Я отнюдь не разделял взглядов Кордта, но мог его понять. Однако я потерял к нему всякое уважение, когда три недели спустя Кордт стал посланником в нейтральном Берне и взял на себя руководство сетью нацистской разведки, работавшей против Англии. На том основании, что в последние годы войны он вел тайные переговоры с руководителем американской секретной службы в Швейцарии Алленом Даллесом, он стал впоследствии изображать себя одним из главных участников заговора 20 июля 1944 года. Когда в Бонне было создано министерство иностранных дел западногерманского государства, он сделался заведующим его политическим отделом, а затем послом Аденауэра в Афинах.

Но тогда, в Роттердаме, провожая его к немецкому поезду, я не думал, что он окажется столь бесхарактерным. Потупив глаза, с портфелем под мышкой, он шел посреди своей печальной свиты мимо группы ехавших из Берлина англичан, которые следили за ним усталыми, но твердыми и колючими глазами.

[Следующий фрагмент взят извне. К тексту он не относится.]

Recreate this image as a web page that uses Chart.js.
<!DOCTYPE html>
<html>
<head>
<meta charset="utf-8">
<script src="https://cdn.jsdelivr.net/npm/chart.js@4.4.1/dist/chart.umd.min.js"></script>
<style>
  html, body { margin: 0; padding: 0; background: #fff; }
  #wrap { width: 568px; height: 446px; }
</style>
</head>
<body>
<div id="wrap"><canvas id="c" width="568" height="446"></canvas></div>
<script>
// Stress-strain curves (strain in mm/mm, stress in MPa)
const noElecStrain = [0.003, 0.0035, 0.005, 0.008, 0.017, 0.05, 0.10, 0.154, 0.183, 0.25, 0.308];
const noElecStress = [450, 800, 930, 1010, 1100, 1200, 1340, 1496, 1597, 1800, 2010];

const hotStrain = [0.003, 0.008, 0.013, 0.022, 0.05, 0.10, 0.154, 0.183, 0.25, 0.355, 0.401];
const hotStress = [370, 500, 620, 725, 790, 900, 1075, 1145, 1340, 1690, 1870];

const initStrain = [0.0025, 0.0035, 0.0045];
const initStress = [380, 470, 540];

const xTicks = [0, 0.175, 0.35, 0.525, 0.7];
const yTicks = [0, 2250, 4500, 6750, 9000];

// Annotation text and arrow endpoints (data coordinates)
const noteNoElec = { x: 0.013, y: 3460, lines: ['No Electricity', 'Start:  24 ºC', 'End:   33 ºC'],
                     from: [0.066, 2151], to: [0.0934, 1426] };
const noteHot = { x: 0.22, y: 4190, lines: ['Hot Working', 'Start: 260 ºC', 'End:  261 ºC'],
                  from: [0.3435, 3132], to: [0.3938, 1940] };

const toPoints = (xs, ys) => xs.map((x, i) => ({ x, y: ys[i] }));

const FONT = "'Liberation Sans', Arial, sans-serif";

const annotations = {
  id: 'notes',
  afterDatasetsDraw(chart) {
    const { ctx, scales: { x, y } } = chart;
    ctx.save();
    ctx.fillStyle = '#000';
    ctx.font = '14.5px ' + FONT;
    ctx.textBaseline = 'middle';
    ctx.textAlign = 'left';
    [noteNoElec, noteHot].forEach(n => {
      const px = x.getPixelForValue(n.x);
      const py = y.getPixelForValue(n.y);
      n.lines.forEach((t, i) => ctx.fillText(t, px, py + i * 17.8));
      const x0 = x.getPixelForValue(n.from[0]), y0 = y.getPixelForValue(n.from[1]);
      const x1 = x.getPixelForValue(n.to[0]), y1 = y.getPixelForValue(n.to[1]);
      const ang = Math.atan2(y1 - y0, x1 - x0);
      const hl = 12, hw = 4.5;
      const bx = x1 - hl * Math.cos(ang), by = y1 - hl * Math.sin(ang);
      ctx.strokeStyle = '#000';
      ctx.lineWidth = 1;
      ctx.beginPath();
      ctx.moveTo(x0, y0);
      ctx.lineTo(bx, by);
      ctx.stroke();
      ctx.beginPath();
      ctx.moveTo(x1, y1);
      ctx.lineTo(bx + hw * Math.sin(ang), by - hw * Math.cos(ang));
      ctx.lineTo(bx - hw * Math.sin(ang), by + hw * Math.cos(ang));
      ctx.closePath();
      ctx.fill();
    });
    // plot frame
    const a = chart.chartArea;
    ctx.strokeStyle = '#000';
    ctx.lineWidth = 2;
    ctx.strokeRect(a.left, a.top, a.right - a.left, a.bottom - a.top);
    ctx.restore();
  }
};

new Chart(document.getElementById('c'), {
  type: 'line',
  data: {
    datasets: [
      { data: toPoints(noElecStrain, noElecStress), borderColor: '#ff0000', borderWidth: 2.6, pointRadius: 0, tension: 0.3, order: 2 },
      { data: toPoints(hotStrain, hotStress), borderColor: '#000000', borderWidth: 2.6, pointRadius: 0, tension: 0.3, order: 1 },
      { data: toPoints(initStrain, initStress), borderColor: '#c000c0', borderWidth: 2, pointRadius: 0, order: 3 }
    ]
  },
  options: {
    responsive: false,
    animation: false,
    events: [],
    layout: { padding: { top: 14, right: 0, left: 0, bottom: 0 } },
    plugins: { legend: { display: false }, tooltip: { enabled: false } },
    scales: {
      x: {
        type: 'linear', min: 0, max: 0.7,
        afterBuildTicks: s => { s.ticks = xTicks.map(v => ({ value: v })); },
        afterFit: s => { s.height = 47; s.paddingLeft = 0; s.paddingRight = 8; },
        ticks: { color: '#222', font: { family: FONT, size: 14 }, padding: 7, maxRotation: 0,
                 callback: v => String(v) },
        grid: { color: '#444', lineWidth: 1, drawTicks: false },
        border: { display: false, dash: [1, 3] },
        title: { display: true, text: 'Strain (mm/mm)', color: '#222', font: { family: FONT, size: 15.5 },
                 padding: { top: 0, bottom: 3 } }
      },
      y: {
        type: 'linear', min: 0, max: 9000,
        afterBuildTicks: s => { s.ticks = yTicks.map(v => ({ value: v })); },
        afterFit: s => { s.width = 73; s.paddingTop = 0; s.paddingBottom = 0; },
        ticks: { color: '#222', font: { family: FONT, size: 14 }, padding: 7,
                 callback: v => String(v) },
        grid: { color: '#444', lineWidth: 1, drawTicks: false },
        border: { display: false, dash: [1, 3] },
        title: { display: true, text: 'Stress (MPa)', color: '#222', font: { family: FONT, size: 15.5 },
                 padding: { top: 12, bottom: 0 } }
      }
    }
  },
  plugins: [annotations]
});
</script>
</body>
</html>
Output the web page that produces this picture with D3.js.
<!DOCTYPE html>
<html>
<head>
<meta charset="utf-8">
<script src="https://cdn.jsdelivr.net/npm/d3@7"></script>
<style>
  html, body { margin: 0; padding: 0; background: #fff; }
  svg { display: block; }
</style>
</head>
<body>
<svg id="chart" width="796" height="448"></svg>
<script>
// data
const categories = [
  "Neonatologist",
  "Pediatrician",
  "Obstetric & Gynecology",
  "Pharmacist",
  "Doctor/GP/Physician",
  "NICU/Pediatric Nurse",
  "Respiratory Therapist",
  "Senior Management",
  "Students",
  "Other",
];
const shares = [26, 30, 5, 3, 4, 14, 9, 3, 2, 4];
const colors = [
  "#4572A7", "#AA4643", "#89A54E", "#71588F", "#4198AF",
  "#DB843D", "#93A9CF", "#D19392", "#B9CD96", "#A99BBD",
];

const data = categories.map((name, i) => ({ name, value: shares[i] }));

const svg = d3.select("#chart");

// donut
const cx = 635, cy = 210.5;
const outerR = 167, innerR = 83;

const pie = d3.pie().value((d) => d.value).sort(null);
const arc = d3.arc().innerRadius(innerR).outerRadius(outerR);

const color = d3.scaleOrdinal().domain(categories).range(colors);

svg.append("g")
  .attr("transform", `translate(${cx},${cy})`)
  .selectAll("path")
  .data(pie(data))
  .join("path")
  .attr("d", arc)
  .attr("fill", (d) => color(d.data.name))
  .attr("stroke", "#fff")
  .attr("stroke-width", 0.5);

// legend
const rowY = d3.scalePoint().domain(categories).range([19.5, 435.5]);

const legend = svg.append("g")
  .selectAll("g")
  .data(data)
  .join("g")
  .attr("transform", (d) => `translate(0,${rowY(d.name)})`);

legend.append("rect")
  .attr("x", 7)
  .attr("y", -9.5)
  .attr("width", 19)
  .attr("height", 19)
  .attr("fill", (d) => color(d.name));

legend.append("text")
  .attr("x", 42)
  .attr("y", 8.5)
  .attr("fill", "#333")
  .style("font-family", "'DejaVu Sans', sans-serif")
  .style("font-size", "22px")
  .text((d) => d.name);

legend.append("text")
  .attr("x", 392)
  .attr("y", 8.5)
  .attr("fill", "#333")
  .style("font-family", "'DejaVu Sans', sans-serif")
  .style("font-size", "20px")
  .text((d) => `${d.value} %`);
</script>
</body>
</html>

Тем временем Вилли побывал у официантов немецкого вагона-ресторана. Он сообщил мне, что все ему завидуют из-за его места в нейтральной Голландии и не испытывают никакой радости при мысли о возвращении в Германию.

У официантов имелось мало возможностей отвратить свою судьбу; в отличие от них у дипломатов такие возможности были. Я внимательно просматривал их поименные списки в надежде обнаружить, что кто-либо уклонился от службы. Ни один этого не сделал. Все мои коллеги, как стадо баранов, позволили Гитлеру погнать себя на бойню.